Material provided:
-- Begin --
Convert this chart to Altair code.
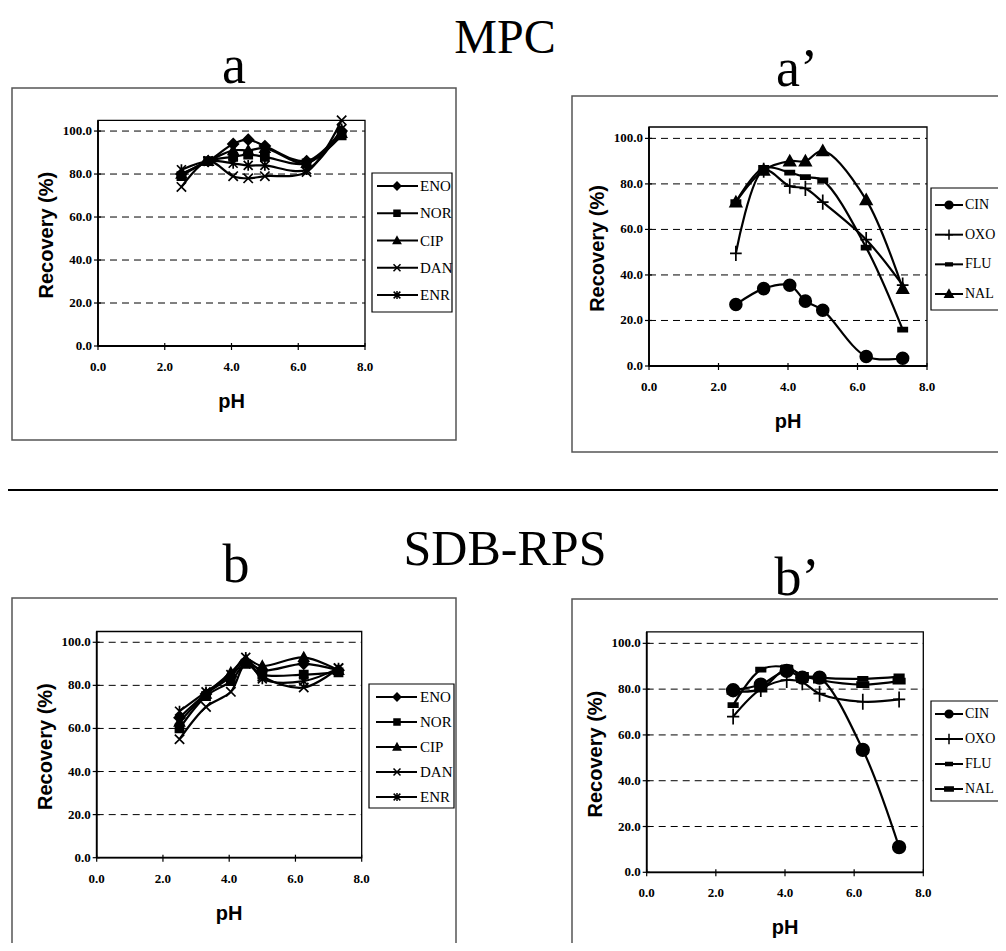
import altair as alt
import pandas as pd

# ---------------- data ----------------
PH = [2.5, 3.3, 4.05, 4.5, 5.0, 6.25, 7.3]

GROUP1 = ["ENO", "NOR", "CIP", "DAN", "ENR"]
GROUP2 = ["CIN", "OXO", "FLU", "NAL"]

# MPC (a)
MPC_ENO = [80, 86, 94, 96, 93, 86, 100]
MPC_NOR = [79, 86, 88, 89, 88, 85, 98]
MPC_CIP = [80, 86, 91, 91, 92, 85, 99]
MPC_DAN = [74, 86, 79, 78, 79, 81, 105]
MPC_ENR = [82, 86, 85, 84, 84, 82, 101]

# MPC (a')
MPC_CIN = [27, 34, 35.5, 28.5, 24.5, 4.2, 3.4]
MPC_OXO = [49.5, 86, 79, 78, 72, 55.5, 35.5]
MPC_FLU = [72, 87, 85, 83, 81.5, 52, 16]
MPC_NAL = [72, 86, 90, 90, 94.5, 73, 34]

# SDB-RPS (b)
SDB_ENO = [65, 76, 84, 91, 87, 90, 87]
SDB_NOR = [60, 75, 82, 90, 85, 85, 86]
SDB_CIP = [63, 76, 86, 92, 89, 93, 87]
SDB_DAN = [55, 70, 77, 90, 84, 79, 88]
SDB_ENR = [68, 77, 85, 93, 83, 82, 88]

# SDB-RPS (b')
SDB_CIN = [79.5, 82, 88, 85, 85, 53.5, 11]
SDB_OXO = [68, 80, 84, 83, 78, 74.5, 75.5]
SDB_FLU = [73, 88.5, 89.5, 86, 85, 84.5, 85.5]
SDB_NAL = [79, 80, 89, 86, 84, 82, 83.5]

Y_TICKS = [0, 20, 40, 60, 80, 100]
X_TICKS = [0, 2, 4, 6, 8]
Y_MAX = 105


def long_df(names, arrays):
    rows = []
    for n, arr in zip(names, arrays):
        for x, v in zip(PH, arr):
            rows.append({"pH": x, "value": v, "series": n})
    return pd.DataFrame(rows)


# ---------------- marker shapes ----------------
P_DIAMOND = "M0,-1L1,0L0,1L-1,0Z"
P_SQUARE = "M-0.8,-0.8H0.8V0.8H-0.8Z"
P_TRI = "M0,-1L1,0.8H-1Z"
P_X = "M-1,-1L1,1M-1,1L1,-1"
P_AST = "M-1,-1L1,1M-1,1L1,-1M0,-1.2V1.2"
P_CIRCLE = "circle"
P_PLUS = "M-1,0H1M0,-1.3V1.3"
P_DASH = "M-0.8,-0.35H0.8V0.35H-0.8Z"
P_BAR = "M-1,-0.45H1V0.45H-1Z"

SERIF = "Liberation Serif"
SANS = "Liberation Sans"
ONE = pd.DataFrame({"k": [0]})


def panel(df, names, shapes, sizes, leg_sizes, g):
    X0, X1, YB, YT = g["plot"]
    xs = alt.Scale(domain=[0, 8], range=[X0, X1], nice=False, zero=False)
    ys = alt.Scale(domain=[0, Y_MAX], range=[YB, YT], nice=False, zero=False)
    fl, fr, ft, fb = g["frame"]
    layers = []
    # outer chart frame
    layers.append(alt.Chart(ONE).mark_rect(fill="transparent", stroke="#555",
                                           strokeWidth=1.5).encode(
        x=alt.value(fl), x2=alt.value(fr), y=alt.value(ft), y2=alt.value(fb)))
    ydf = pd.DataFrame({"t": Y_TICKS})
    xdf = pd.DataFrame({"t": X_TICKS})
    # dashed gridlines
    layers.append(alt.Chart(pd.DataFrame({"t": Y_TICKS[1:]})).mark_rule(
        color="black", strokeDash=[7, 5], strokeWidth=1).encode(
        y=alt.Y("t:Q", scale=ys, axis=None), x=alt.value(X0), x2=alt.value(X1)))
    # plot border
    layers.append(alt.Chart(ONE).mark_rect(fill="transparent", stroke="black",
                                           strokeWidth=1.3).encode(
        x=alt.value(X0), x2=alt.value(X1), y=alt.value(YT), y2=alt.value(YB)))
    # axis lines
    layers.append(alt.Chart(ONE).mark_rule(color="black", strokeWidth=1.8).encode(
        x=alt.value(X0), x2=alt.value(X1), y=alt.value(YB)))
    layers.append(alt.Chart(ONE).mark_rule(color="black", strokeWidth=1.8).encode(
        y=alt.value(YT), y2=alt.value(YB), x=alt.value(X0)))
    # y ticks and labels
    layers.append(alt.Chart(ydf).mark_rule(color="black", strokeWidth=1.2).encode(
        y=alt.Y("t:Q", scale=ys, axis=None), x=alt.value(X0 - 4), x2=alt.value(X0 + 3)))
    layers.append(alt.Chart(ydf).mark_text(align="right", baseline="middle", font=SERIF,
                                           fontSize=13, fontWeight="bold",
                                           color="black").encode(
        y=alt.Y("t:Q", scale=ys, axis=None), x=alt.value(X0 - 6),
        text=alt.Text("t:Q", format=".1f")))
    # x ticks and labels
    layers.append(alt.Chart(xdf).mark_rule(color="black", strokeWidth=1.2).encode(
        x=alt.X("t:Q", scale=xs, axis=None), y=alt.value(YB - 3), y2=alt.value(YB + 4)))
    layers.append(alt.Chart(xdf).mark_text(align="center", baseline="middle", font=SERIF,
                                           fontSize=13, fontWeight="bold",
                                           color="black").encode(
        x=alt.X("t:Q", scale=xs, axis=None), y=alt.value(YB + 21),
        text=alt.Text("t:Q", format=".1f")))
    # axis titles
    layers.append(alt.Chart(ONE).mark_text(text="pH", font=SANS, fontSize=20,
                                           fontWeight="bold", align="center",
                                           baseline="middle", color="black").encode(
        x=alt.value((X0 + X1) / 2), y=alt.value(YB + 56)))
    layers.append(alt.Chart(ONE).mark_text(text="Recovery (%)", font=SANS, fontSize=20,
                                           fontWeight="bold", align="center",
                                           baseline="middle", angle=270,
                                           color="black").encode(
        x=alt.value(X0 - 51), y=alt.value((YB + YT) / 2 + 2)))
    # data lines and markers
    xe = alt.X("pH:Q", scale=xs, axis=None)
    ye = alt.Y("value:Q", scale=ys, axis=None)
    layers.append(alt.Chart(df).mark_line(interpolate="catmull-rom", color="black",
                                          strokeWidth=2.2).encode(
        x=xe, y=ye, detail="series:N"))
    layers.append(alt.Chart(df).mark_point(filled=True, color="black", stroke="black",
                                           strokeWidth=1.7, opacity=1).encode(
        x=xe, y=ye,
        shape=alt.Shape("series:N", scale=alt.Scale(domain=names, range=shapes),
                        legend=None),
        size=alt.Size("series:N", scale=alt.Scale(domain=names, range=sizes),
                      legend=None)))
    # legend (drawn from the series names)
    bl, bt, br, bb = g["legend_box"]
    r0, r1 = g["legend_rows"]
    lx1, lx2, lm, lt = g["legend_x"]
    ldf = pd.DataFrame({"series": names})
    ly = alt.Y("series:N", scale=alt.Scale(type="point", domain=names, range=[r0, r1],
                                           padding=0), axis=None)
    layers.append(alt.Chart(ONE).mark_rect(fill="white", stroke="black",
                                           strokeWidth=1.2).encode(
        x=alt.value(bl), x2=alt.value(br), y=alt.value(bt), y2=alt.value(bb)))
    layers.append(alt.Chart(ldf).mark_rule(color="black", strokeWidth=2).encode(
        y=ly, x=alt.value(lx1), x2=alt.value(lx2)))
    layers.append(alt.Chart(ldf).mark_point(filled=True, color="black", stroke="black",
                                            strokeWidth=1.5, opacity=1).encode(
        y=ly, x=alt.value(lm),
        shape=alt.Shape("series:N", scale=alt.Scale(domain=names, range=shapes),
                        legend=None),
        size=alt.Size("series:N", scale=alt.Scale(domain=names, range=leg_sizes),
                      legend=None)))
    layers.append(alt.Chart(ldf).mark_text(align="left", baseline="middle", font=SERIF,
                                           fontSize=g["legend_font"],
                                           color="black").encode(
        y=ly, x=alt.value(lt), text="series:N"))
    return layers


df_a = long_df(GROUP1, [MPC_ENO, MPC_NOR, MPC_CIP, MPC_DAN, MPC_ENR])
df_a2 = long_df(GROUP2, [MPC_CIN, MPC_OXO, MPC_FLU, MPC_NAL])
df_b = long_df(GROUP1, [SDB_ENO, SDB_NOR, SDB_CIP, SDB_DAN, SDB_ENR])
df_b2 = long_df(GROUP2, [SDB_CIN, SDB_OXO, SDB_FLU, SDB_NAL])

G_A = {"plot": (90, 357, 338, 112.3), "frame": (4, 448, 80, 432),
       "legend_box": (364, 165, 444, 304), "legend_rows": (178, 287),
       "legend_x": (369, 410, 389, 412), "legend_font": 15}
G_A2 = {"plot": (641, 919, 358, 119), "frame": (564, 1004, 88, 444),
        "legend_box": (923, 180, 1004, 302), "legend_rows": (197, 286),
        "legend_x": (927, 955, 941, 957), "legend_font": 14}
G_B = {"plot": (88.7, 353.7, 849.7, 623.5), "frame": (4, 448, 590, 945),
       "legend_box": (361, 676, 446, 800), "legend_rows": (689, 789),
       "legend_x": (368, 409, 389, 412), "legend_font": 15}
G_B2 = {"plot": (638.7, 915.3, 864.3, 623.9), "frame": (564, 1004, 591, 945),
        "legend_box": (923, 693, 1004, 793), "legend_rows": (706, 781),
        "legend_x": (927, 955, 941, 957), "legend_font": 14}

g1_shapes = [P_DIAMOND, P_SQUARE, P_TRI, P_X, P_AST]
layers = []
layers += panel(df_a, GROUP1, g1_shapes, [110, 80, 110, 130, 130],
                [60, 45, 60, 60, 60], G_A)
layers += panel(df_a2, GROUP2, [P_CIRCLE, P_PLUS, P_DASH, P_TRI], [140, 130, 90, 170],
                [60, 70, 45, 60], G_A2)
layers += panel(df_b, GROUP1, g1_shapes, [110, 80, 110, 130, 130],
                [60, 45, 60, 60, 60], G_B)
layers += panel(df_b2, GROUP2, [P_CIRCLE, P_PLUS, P_DASH, P_BAR], [160, 130, 90, 90],
                [60, 70, 45, 50], G_B2)


def txt(s, x, y, size):
    return alt.Chart(ONE).mark_text(text=s, font=SERIF, fontSize=size, align="center",
                                    baseline="alphabetic", color="black").encode(
        x=alt.value(x), y=alt.value(y))


layers += [
    txt("MPC", 497, 45, 48), txt("a", 226, 75, 54), txt("a\u2019", 789, 78, 54),
    alt.Chart(ONE).mark_rule(color="black", strokeWidth=2).encode(
        x=alt.value(0), x2=alt.value(990), y=alt.value(482)),
    txt("SDB-RPS", 497, 557, 50), txt("b", 228, 574, 54), txt("b\u2019", 789, 587, 54),
]

chart = alt.layer(*layers).resolve_scale(
    x="independent", y="independent", shape="independent", size="independent"
).properties(
    width=990, height=935, padding=0, autosize=alt.AutoSizeParams(type="none")
).configure_view(stroke="transparent")

chart.save("out.html", embed_options={"renderer": "svg", "actions": False})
-- End --
What to produce:
Repeat exactly and only the lines from the start of the data above through the line that holds "SDB_ENR = [68, 77, 85, 93, 83, 82, 88]", inclusive. Pictures do not belong in the copy.

Written response:
Convert this chart to Altair code.
import altair as alt
import pandas as pd

# ---------------- data ----------------
PH = [2.5, 3.3, 4.05, 4.5, 5.0, 6.25, 7.3]

GROUP1 = ["ENO", "NOR", "CIP", "DAN", "ENR"]
GROUP2 = ["CIN", "OXO", "FLU", "NAL"]

# MPC (a)
MPC_ENO = [80, 86, 94, 96, 93, 86, 100]
MPC_NOR = [79, 86, 88, 89, 88, 85, 98]
MPC_CIP = [80, 86, 91, 91, 92, 85, 99]
MPC_DAN = [74, 86, 79, 78, 79, 81, 105]
MPC_ENR = [82, 86, 85, 84, 84, 82, 101]

# MPC (a')
MPC_CIN = [27, 34, 35.5, 28.5, 24.5, 4.2, 3.4]
MPC_OXO = [49.5, 86, 79, 78, 72, 55.5, 35.5]
MPC_FLU = [72, 87, 85, 83, 81.5, 52, 16]
MPC_NAL = [72, 86, 90, 90, 94.5, 73, 34]

# SDB-RPS (b)
SDB_ENO = [65, 76, 84, 91, 87, 90, 87]
SDB_NOR = [60, 75, 82, 90, 85, 85, 86]
SDB_CIP = [63, 76, 86, 92, 89, 93, 87]
SDB_DAN = [55, 70, 77, 90, 84, 79, 88]
SDB_ENR = [68, 77, 85, 93, 83, 82, 88]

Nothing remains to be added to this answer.